É grave o quadro. Atentados contra a liberdade de imprensa, apologia à ditadura, à tortura e à repressão política, retorno à militarização do governo civil, intimidações inadmissíveis a outros poderes, depreciação do valor do voto, xenofobia, misoginia, incentivo às armas e à violência, incitação à animosidade entre as Forças Armadas e instituições civis, o negacionismo, o silêncio cúmplice das elites e a naturalização da corrupção são alguns dos sintomas que compõem uma ameaça corrente.

A emergência democrática necessita do oxigênio que representa o respeito pelo processo e pelo resultado das eleições. Diante da situação urgente e complexa para o Estado de Direito, o paciente corre risco.

O câncer do autoritarismo mata.

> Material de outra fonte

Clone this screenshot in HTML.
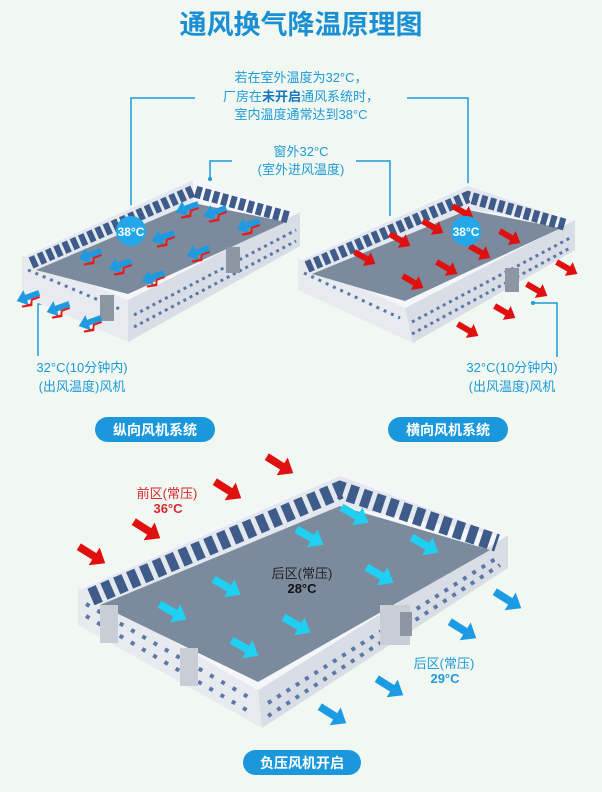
<!DOCTYPE html>
<html><head><meta charset="utf-8"><style>
html,body{margin:0;padding:0;background:#f1f7f1;}
svg{display:block;font-family:"Liberation Sans","Noto Sans CJK SC",sans-serif;}
</style></head><body>
<svg width="602" height="792" viewBox="0 0 602 792" xmlns="http://www.w3.org/2000/svg">
<defs>
<polygon id="ar" points="-12,-3 2,-3 2,-8 12,0 2,8 2,3 -12,3"/>
<g id="lr"><polygon points="-12,-3 2,-3 2,-8 12,0 2,8 2,3 -12,3" fill="#1e9be0"/><polygon points="-11,-5 -3,-5 -1,-10 9,-8 9,-6 0,-7 -2,-3 -11,-3" fill="#e51c1c"/></g>
</defs>
<rect width="602" height="792" fill="#f1f7f1"/>
<text x="301" y="34" text-anchor="middle" font-size="27" font-weight="bold" fill="#1a8fd3">通风换气降温原理图</text>

<g fill="#1e9ad8" font-size="13" text-anchor="middle">
<text x="301" y="82">若在室外温度为32°C，</text>
<text x="301" y="101">厂房在<tspan font-weight="bold" fill="#1477c0">未开启</tspan>通风系统时，</text>
<text x="301" y="119">室内温度通常达到38°C</text>
<text x="301" y="156">窗外32°C</text>
<text x="301" y="174">(室外进风温度)</text>
<text x="82" y="372">32°C(10分钟内)</text>
<text x="82" y="391">(出风温度)风机</text>
<text x="512" y="372">32°C(10分钟内)</text>
<text x="512" y="391">(出风温度)风机</text>
</g>
<g stroke="#1e9ad8" stroke-width="1.5" fill="none">
<polyline points="195,98 131,98 131,218"/>
<polyline points="407,98 468,98 468,218"/>
<polyline points="232,161 210,161 210,179"/>
<polyline points="356,161 390,161 390,216"/>
<polyline points="62,304 38,304 38,356"/>
<polyline points="533,303 557,303 557,357"/>
</g>

<!-- Left building -->
<g>
<polygon points="22,255 128,300 128,342 22,296" fill="#e7ebf0"/>
<polygon points="128,300 300,212 300,246 128,342" fill="#d9dee6"/>
<polygon points="22,255 193,177 300,212 128,300" fill="#f4f6f9"/>
<polygon points="26,256 193,180 296,213 193,180 193,203 36,270" fill="#e3e7ee"/>
<polygon points="36,270 193,203 286,222 128,294" fill="#7b8a9c"/>
<polyline points="31,263 193,191 291,218" fill="none" stroke="#3e5b89" stroke-width="12" stroke-dasharray="6 3"/>
<line x1="134" y1="315" x2="296" y2="230" stroke="#5c78a6" stroke-width="3" stroke-dasharray="3 4"/>
<line x1="134" y1="327" x2="296" y2="241" stroke="#5c78a6" stroke-width="3" stroke-dasharray="3 4"/>
<line x1="28" y1="270" x2="122" y2="310" stroke="#5c78a6" stroke-width="3" stroke-dasharray="3 5"/>
<rect x="100" y="295" width="14" height="26" fill="#8d96a3"/>
<rect x="226" y="247" width="14" height="26" fill="#8d96a3"/>
</g>
<g>
<use href="#lr" transform="translate(187,208) rotate(160)"/>
<use href="#lr" transform="translate(215,212) rotate(160)"/>
<use href="#lr" transform="translate(248,225) rotate(160)"/>
<use href="#lr" transform="translate(163,237) rotate(160)"/>
<use href="#lr" transform="translate(198,252) rotate(160)"/>
<use href="#lr" transform="translate(90,255) rotate(160)"/>
<use href="#lr" transform="translate(120,265) rotate(160)"/>
<use href="#lr" transform="translate(153,277) rotate(160)"/>
<use href="#lr" transform="translate(28,297) rotate(160)"/>
<use href="#lr" transform="translate(58,308) rotate(160)"/>
<use href="#lr" transform="translate(90,322) rotate(160)"/>
</g>
<circle cx="131" cy="231" r="15" fill="#22a7ea"/>
<text x="131" y="236" text-anchor="middle" font-size="12" font-weight="bold" fill="#fff">38°C</text>

<!-- Right building -->
<g>
<polygon points="298,258 405,308 413,343 298,290" fill="#e7ebf0"/>
<polygon points="405,308 575,220 575,250 413,343" fill="#d9dee6"/>
<polygon points="298,258 468,183 575,220 405,308" fill="#f4f6f9"/>
<polygon points="302,260 468,186 571,221 468,210 312,274" fill="#e3e7ee"/>
<polygon points="312,274 468,210 561,228 405,301" fill="#7b8a9c"/>
<polyline points="307,267 468,197 566,225" fill="none" stroke="#3e5b89" stroke-width="12" stroke-dasharray="6 3"/>
<line x1="412" y1="322" x2="570" y2="238" stroke="#5c78a6" stroke-width="3" stroke-dasharray="3 4"/>
<line x1="412" y1="334" x2="570" y2="248" stroke="#5c78a6" stroke-width="3" stroke-dasharray="3 4"/>
<line x1="304" y1="273" x2="400" y2="318" stroke="#5c78a6" stroke-width="3" stroke-dasharray="3 5"/>
<rect x="505" y="268" width="14" height="24" fill="#8d96a3"/>
</g>
<g fill="#e01010">
<use href="#ar" transform="translate(463,212) rotate(30)"/>
<use href="#ar" transform="translate(433,227) rotate(30)"/>
<use href="#ar" transform="translate(400,240) rotate(30)"/>
<use href="#ar" transform="translate(365,258) rotate(30)"/>
<use href="#ar" transform="translate(510,237) rotate(30)"/>
<use href="#ar" transform="translate(480,252) rotate(30)"/>
<use href="#ar" transform="translate(447,268) rotate(30)"/>
<use href="#ar" transform="translate(413,282) rotate(30)"/>
<use href="#ar" transform="translate(567,268) rotate(30)"/>
<use href="#ar" transform="translate(537,290) rotate(30)"/>
<use href="#ar" transform="translate(505,312) rotate(30)"/>
<use href="#ar" transform="translate(468,330) rotate(30)"/>
</g>
<circle cx="533" cy="303" r="2" fill="#1e9ad8"/>
<circle cx="210" cy="179" r="2" fill="#1e9ad8"/>
<circle cx="466" cy="231" r="15" fill="#22a7ea"/>
<text x="466" y="236" text-anchor="middle" font-size="12" font-weight="bold" fill="#fff">38°C</text>

<!-- Pills -->
<rect x="95" y="417" width="120" height="25" rx="12.5" fill="#1b98dc"/>
<text x="155" y="435" text-anchor="middle" font-size="14" font-weight="bold" fill="#fff">纵向风机系统</text>
<rect x="388" y="417" width="120" height="25" rx="12.5" fill="#1b98dc"/>
<text x="448" y="435" text-anchor="middle" font-size="14" font-weight="bold" fill="#fff">横向风机系统</text>

<!-- Bottom building -->
<g>
<polygon points="78,587 258,690 262,728 78,625" fill="#e7ebf0"/>
<polygon points="258,690 508,535 508,568 262,728" fill="#d9dee6"/>
<polygon points="78,587 340,472 508,535 258,690" fill="#f4f6f9"/>
<polygon points="82,589 340,476 503,536 340,506 100,605" fill="#e3e7ee"/>
<polygon points="100,605 340,506 490,550 258,682" fill="#7b8a9c"/>
<polyline points="91,597 340,490 497,543" fill="none" stroke="#3e5b89" stroke-width="18" stroke-dasharray="9 5"/>
<line x1="268" y1="703" x2="500" y2="556" stroke="#5c78a6" stroke-width="4" stroke-dasharray="4 7"/>
<line x1="268" y1="716" x2="500" y2="565" stroke="#5c78a6" stroke-width="4" stroke-dasharray="4 7"/>
<line x1="86" y1="604" x2="250" y2="698" stroke="#5c78a6" stroke-width="4" stroke-dasharray="4 9"/>
<line x1="86" y1="616" x2="250" y2="712" stroke="#5c78a6" stroke-width="4" stroke-dasharray="4 9"/>
<rect x="100" y="605" width="18" height="38" fill="#c9ced6"/>
<rect x="180" y="648" width="18" height="38" fill="#c9ced6"/>
<rect x="380" y="605" width="30" height="40" fill="#c9ced6"/>
<rect x="400" y="612" width="12" height="24" fill="#8d96a3"/>
</g>
<g fill="#e01010">
<use href="#ar" transform="translate(280,465) rotate(32) scale(1.3)"/>
<use href="#ar" transform="translate(228,490) rotate(32) scale(1.3)"/>
<use href="#ar" transform="translate(147,530) rotate(32) scale(1.3)"/>
<use href="#ar" transform="translate(92,555) rotate(32) scale(1.3)"/>
</g>
<g fill="#20d0f2">
<use href="#ar" transform="translate(355,515) rotate(30) scale(1.3)"/>
<use href="#ar" transform="translate(310,537) rotate(30) scale(1.3)"/>
<use href="#ar" transform="translate(425,545) rotate(30) scale(1.3)"/>
<use href="#ar" transform="translate(380,575) rotate(30) scale(1.3)"/>
<use href="#ar" transform="translate(227,587) rotate(30) scale(1.3)"/>
<use href="#ar" transform="translate(173,612) rotate(30) scale(1.3)"/>
<use href="#ar" transform="translate(297,625) rotate(30) scale(1.3)"/>
<use href="#ar" transform="translate(245,648) rotate(30) scale(1.3)"/>
</g>
<g fill="#1b9be3">
<use href="#ar" transform="translate(508,600) rotate(32) scale(1.3)"/>
<use href="#ar" transform="translate(463,630) rotate(32) scale(1.3)"/>
<use href="#ar" transform="translate(390,687) rotate(32) scale(1.3)"/>
<use href="#ar" transform="translate(333,715) rotate(32) scale(1.3)"/>
</g>
<g text-anchor="middle" font-size="13">
<text x="167" y="498" fill="#d8262c">前区(常压)</text>
<text x="168" y="513" fill="#d8262c" font-weight="bold">36°C</text>
<text x="302" y="578" fill="#222">后区(常压)</text>
<text x="302" y="593" fill="#111" font-weight="bold">28°C</text>
<text x="444" y="668" fill="#1e9ad8">后区(常压)</text>
<text x="445" y="683" fill="#1e9ad8" font-weight="bold">29°C</text>
</g>
<rect x="243" y="750" width="118" height="25" rx="12.5" fill="#1b98dc"/>
<text x="302" y="768" text-anchor="middle" font-size="14" font-weight="bold" fill="#fff">负压风机开启</text>
</svg>
</body></html>
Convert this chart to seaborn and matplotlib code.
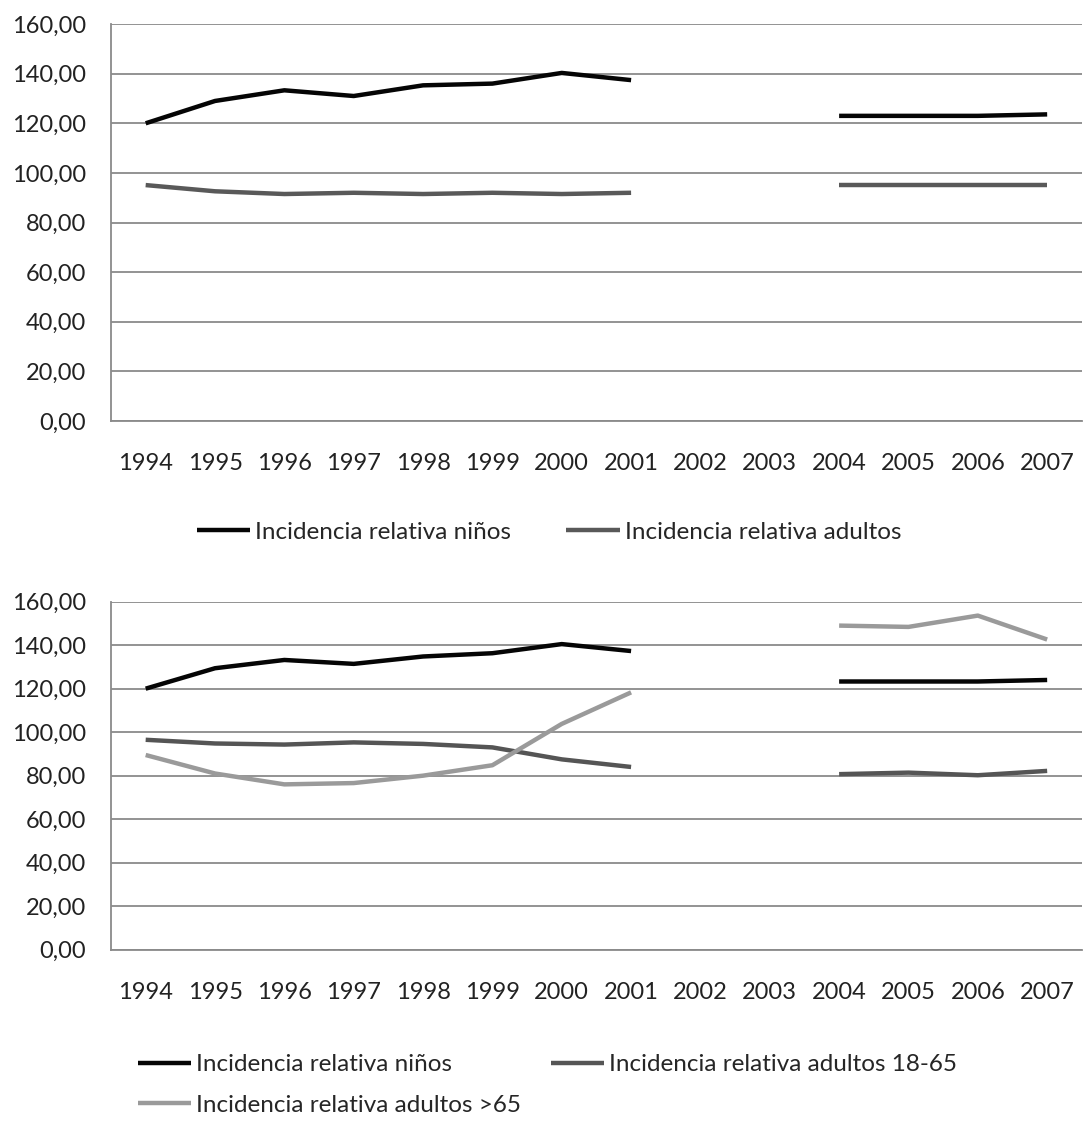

Sem democracia não há liberdade, nem garantias individuais ou racionalidade coletiva, muito menos segurança jurídica. É da democracia que deve emergir o vírus contra o arbítrio, e não do autoritarismo com verniz de populismo político.

Luiz Edson Fachin é ministro do Supremo Tribunal Federal e vice-presidente do Tribunal Superior Eleitoral.

Artigo publicado originalmente no Portal Consultor Jurídico.